Peking to Paris
To commemorate the historic victory of Prince Scipione Borghese, Luigi Barzini and Ettore Guizzardi driving a 7.4 liter Itala in the 10,000 mile Peking to Paris race of 1907. The event began when a Parisian newspaper Le Martin issued this challenge: “As long as man has a car he can do anything and go anywhere - anywhere! That is the boast of the infant automobile industry. All right! We ask this question in France and abroad. Is there anyone willing to travel, this summer, from Peking to Paris by automobile?”
Five cars showed up for the challenge - an Itala, a Spyker, two De Doins and a Contal three-wheeler driven by the father of opera star Lilly Pons. All but the three-wheeler made it to Paris! That one, it is said, may still be buried in the sands of the Gobi Desert. Nomads found the delirious crew, almost dead, crawling through the sands of the Gobi.
The winning car was the Itala, described as a “giant seven-liter...specially combining a truck chassis with an engine from a racer” and driven by an Italian count: Prince Scipione Borghese. He was so confident of victory that he detoured from Moscow to St. Petersburg to take in a ball attended by “many fine ladies,” then raced 500 miles back to Moscow to continue the event, which he won by a clear week! The prize was a bottle of champagne.

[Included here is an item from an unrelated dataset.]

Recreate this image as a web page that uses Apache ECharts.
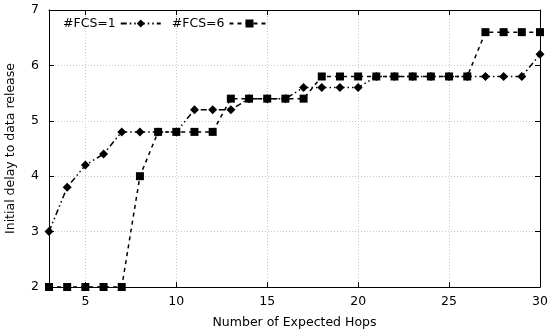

There were many adventures along the way. For example, the driver of a De Dion set fire to so much prairie grass in Siberia that he had to race for 200 miles flat out at 45 miles per hour just to stay ahead of the flames. The Itala tumbled through a rotted wooden bridge. A grand lama demanded a demonstration ride before the racers could continue.
The winning Itala survives in the National Motor Museum in Turin, and the second-place Spyker, driven by former fairground barker Charles Goddard, is preserved in a Dutch museum.